The two Digital Devil Saga games are worthy additions to the Shin Megami Tensei family of games. They’re much more traditional JRPGs than the mainline SMT games and other spinoffs – DDS doesn’t feature demon recruitment at all – but they’re well-crafted and tell an interesting story. They also feature the always fantastic work of Shoji Meguro, who fully deserves a place in the video game soundtrack pantheon along with Uematsu. And “Hunting – Betrayal” is one of his best battle themes, maybe his best ever. The pure tension in this piece is astounding. Listen to it with the dial turned to 10.
I’ve already taken a look at Umineko, but it’s worth bringing up again that this visual novel series has an amazing soundtrack, and “Dead Angle” is one of the best tracks in the game. For the unfamiliar, Umineko is a very long visual novel mystery series about a family that is almost entirely murdered on a private island. The game mixes up mystery with supernatural elements, and one of the central themes of Umineko is deals with the existence of magic and the line between reality and fantasy. The game is honestly kind of a mess, but it’s a fascinating mess and, in the end, a satisfying story. And the music is fantastic.
Speaking of Uematsu – again – this is my favorite Final Fantasy battle theme. I didn’t love Final Fantasy VIII. It was a good game, but it also had lots of problems, and the soap opera-level love story was fairly balls in my opinion. However, the gameplay is still classic FF at this point, and the soundtrack is excellent.

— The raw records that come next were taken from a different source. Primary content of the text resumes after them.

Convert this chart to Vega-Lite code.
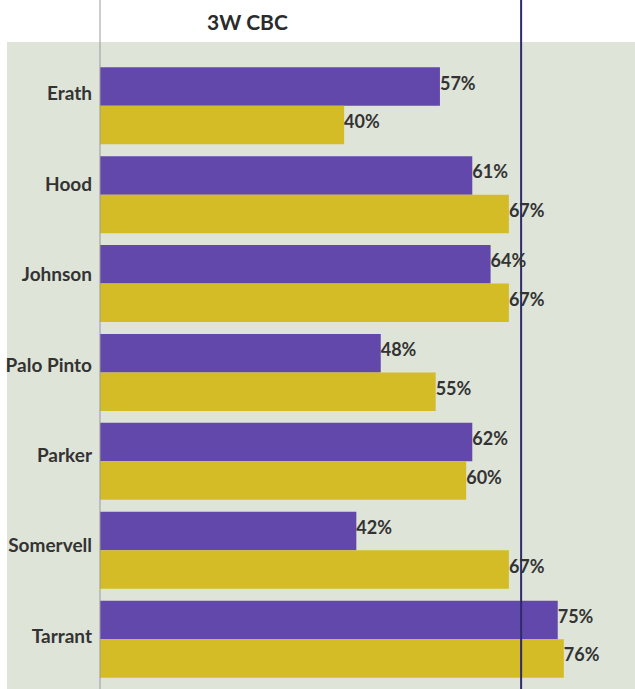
{
  "$schema": "https://vega.github.io/schema/vega-lite/v6.json",
  "width": 628,
  "height": 647,
  "autosize": {"type": "none"},
  "padding": {"left": 7, "top": 42, "right": 0, "bottom": 0},
  "background": "white",
  "config": {"view": {"fill": "#dfe4d8", "stroke": null}, "font": "Lato"},
  "title": {"text": "3W CBC", "anchor": "start", "frame": "group", "dx": 200, "dy": 22, "fontSize": 21, "font": "Lato", "fontWeight": "bold", "color": "#2b2b2b", "baseline": "alphabetic", "offset": -30},
  "datasets": {
    "scores": [
      {"county": "Erath", "series": "s1", "value": 55.7, "label": "57%"},
      {"county": "Erath", "series": "s2", "value": 40, "label": "40%"},
      {"county": "Hood", "series": "s1", "value": 61, "label": "61%"},
      {"county": "Hood", "series": "s2", "value": 67, "label": "67%"},
      {"county": "Johnson", "series": "s1", "value": 64, "label": "64%"},
      {"county": "Johnson", "series": "s2", "value": 67, "label": "67%"},
      {"county": "Palo Pinto", "series": "s1", "value": 46, "label": "48%"},
      {"county": "Palo Pinto", "series": "s2", "value": 55, "label": "55%"},
      {"county": "Parker", "series": "s1", "value": 61, "label": "62%"},
      {"county": "Parker", "series": "s2", "value": 60, "label": "60%"},
      {"county": "Somervell", "series": "s1", "value": 42, "label": "42%"},
      {"county": "Somervell", "series": "s2", "value": 67, "label": "67%"},
      {"county": "Tarrant", "series": "s1", "value": 75, "label": "75%"},
      {"county": "Tarrant", "series": "s2", "value": 76, "label": "76%"}
    ],
    "target": [{"target": 69}]
  },
  "layer": [
    {
      "data": {"name": "scores"},
      "mark": {"type": "bar"},
      "encoding": {
        "y": {"field": "county", "type": "nominal", "sort": null, "scale": {"type": "band", "paddingInner": 0.134, "paddingOuter": 0.206, "align": 0.69}, "axis": null},
        "yOffset": {"field": "series", "type": "nominal", "sort": null, "scale": {"type": "band", "paddingInner": 0, "paddingOuter": 0}},
        "x": {"field": "value", "type": "quantitative", "scale": {"domain": [-15.238, 87.66], "nice": false, "zero": false}, "axis": null, "stack": null},
        "x2": {"datum": 0},
        "color": {"field": "series", "type": "nominal", "scale": {"domain": ["s1", "s2"], "range": ["#6248aa", "#d4bc26"]}, "legend": null}
      }
    },
    {
      "data": {"values": [{}]},
      "mark": {"type": "rule", "color": "#9a9a9a", "strokeWidth": 1},
      "encoding": {
        "x": {"datum": 0, "type": "quantitative"},
        "y": {"datum": 0, "type": "quantitative", "scale": {"domain": [0, 1]}, "axis": null},
        "y2": {"datum": 1.065}
      }
    },
    {
      "data": {"name": "target"},
      "mark": {"type": "rule", "color": "#2d2a6e", "strokeWidth": 2},
      "encoding": {
        "x": {"field": "target", "type": "quantitative"},
        "y": {"datum": 0, "type": "quantitative", "scale": {"domain": [0, 1]}, "axis": null},
        "y2": {"datum": 1.065}
      }
    },
    {
      "data": {"name": "scores"},
      "mark": {"type": "text", "align": "left", "baseline": "middle", "dx": 0, "dy": -2, "fontSize": 18, "fontWeight": "bold", "color": "#333333"},
      "encoding": {
        "y": {"field": "county", "type": "nominal", "sort": null, "bandPosition": 0, "scale": {"type": "band", "paddingInner": 0.134, "paddingOuter": 0.206, "align": 0.69}, "axis": null},
        "yOffset": {"field": "series", "type": "nominal", "sort": null, "scale": {"type": "point", "padding": 0.5}},
        "x": {"field": "value", "type": "quantitative"},
        "text": {"field": "label", "type": "nominal"}
      }
    },
    {
      "data": {"name": "scores"},
      "transform": [{"filter": "datum.series == 's1'"}],
      "mark": {"type": "text", "align": "right", "baseline": "middle", "dx": -8, "fontSize": 19, "fontWeight": "bold", "color": "#333333"},
      "encoding": {
        "y": {"field": "county", "type": "nominal", "sort": null, "scale": {"type": "point", "padding": 0.58}, "axis": null},
        "x": {"datum": 0, "type": "quantitative"},
        "text": {"field": "county", "type": "nominal"}
      }
    }
  ],
  "resolve": {"scale": {"y": "independent", "yOffset": "independent"}}
}
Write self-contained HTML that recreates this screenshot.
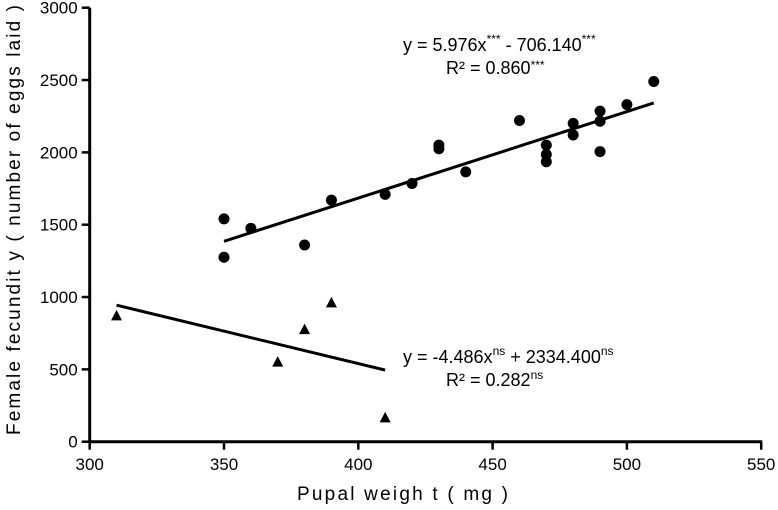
<!DOCTYPE html>
<html><head><meta charset="utf-8"><style>
html,body{margin:0;padding:0;background:#fff;}
svg text{font-family:"Liberation Sans",Arial,sans-serif;fill:#000;}
</style></head><body>
<svg id="chart" width="778" height="505" viewBox="0 0 778 505" xmlns="http://www.w3.org/2000/svg">
<g id="axes"></g>
<g id="marks"></g>
<text x="403" y="51" font-size="18">y = 5.976x<tspan dy="-8" font-size="12">***</tspan><tspan dy="8"> - 706.140</tspan><tspan dy="-8" font-size="12">***</tspan></text>
<text x="446" y="74" font-size="18">R² = 0.860<tspan dy="-5" font-size="12">***</tspan></text>
<text x="403" y="363" font-size="18">y = -4.486x<tspan dy="-8" font-size="12">ns</tspan><tspan dy="8"> + 2334.400</tspan><tspan dy="-8" font-size="12">ns</tspan></text>
<text x="446" y="386" font-size="18">R² = 0.282<tspan dy="-7" font-size="12">ns</tspan></text>
<text x="297" y="500" font-size="19" textLength="211" lengthAdjust="spacing">Pupal  weigh t ( mg )</text>
<text transform="translate(20,435) rotate(-90)" font-size="19" textLength="430" lengthAdjust="spacing">Female fecundit y ( number of eggs laid )</text>
</svg>
<script>
const xTicks=[300,350,400,450,500,550];
const yTicks=[0,500,1000,1500,2000,2500,3000];
const circleX=[350,350,360,380,390,410,420,430,430,440,460,470,470,470,480,480,490,490,490,500,510];
const circleY=[1540,1275,1475,1360,1670,1710,1785,2050,2025,1865,2220,2050,1985,1935,2200,2120,2285,2215,2005,2330,2490];
const triX=[310,370,380,390,410];
const triY=[870,550,775,960,165];
const fitCircles=[5.976,-706.14,350,510];
const fitTriangles=[-4.486,2334.4,310,410];
const NS='http://www.w3.org/2000/svg';
const xs=v=>89.7+(v-300)*134.3/50;
const ys=v=>441.7-v*434/3000;
const axes=document.getElementById('axes'),marks=document.getElementById('marks');
function mk(tag,attrs,parent){const e=document.createElementNS(NS,tag);for(const k in attrs)e.setAttribute(k,attrs[k]);parent.appendChild(e);return e;}
let l=mk('line',{x1:xs(300),y1:ys(0),x2:xs(550)+1,y2:ys(0),stroke:'#000','stroke-width':3},axes);


l=mk('line',{x1:xs(300),y1:ys(0)+1,x2:xs(300),y2:ys(3000),stroke:'#000','stroke-width':3},axes);


xTicks.forEach(t=>{
 const k=mk('line',{x1:xs(t),y1:ys(0),x2:xs(t),y2:ys(0)+8,stroke:'#000','stroke-width':2.5},axes);
 
 
 const tx=mk('text',{x:xs(t),y:470,'font-size':17,'text-anchor':'middle'},axes);tx.textContent=t;
 
 
});
yTicks.forEach(t=>{
 const k=mk('line',{x1:xs(300)-8,y1:ys(t),x2:xs(300),y2:ys(t),stroke:'#000','stroke-width':2.5},axes);
 
 
 const tx=mk('text',{x:xs(300)-12,y:ys(t)+6,'font-size':17,'text-anchor':'end'},axes);tx.textContent=t;
 
 
});
[fitCircles,fitTriangles].forEach((f,i)=>{
 const e=mk('line',{x1:xs(f[2]),y1:ys(f[0]*f[2]+f[1]),x2:xs(f[3]),y2:ys(f[0]*f[3]+f[1]),stroke:'#000','stroke-width':3},marks);
 
 
});
circleX.forEach((x,i)=>{
 const c=mk('circle',{cx:xs(x),cy:ys(circleY[i]),r:5.5,fill:'#000'},marks);
 
 
});
triX.forEach((x,i)=>{
 const cx=xs(x),cy=ys(triY[i]);
 const p=mk('polygon',{points:`${cx},${cy-6} ${cx-5.5},${cy+4.5} ${cx+5.5},${cy+4.5}`,fill:'#000'},marks);
 
 
});
</script>
</body></html>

I don’t normally read Youtube comments, because they tend to be so stupid that you can’t understand how the commenter managed to remember to breathe for long enough to write the comment and send it, but some user on the site aptly observed that “Force Your Way” sounds like the composer wrote eight different intros to a battle theme and shoved them all together. And it works. Even if the story of FF8 kinda doesn’t.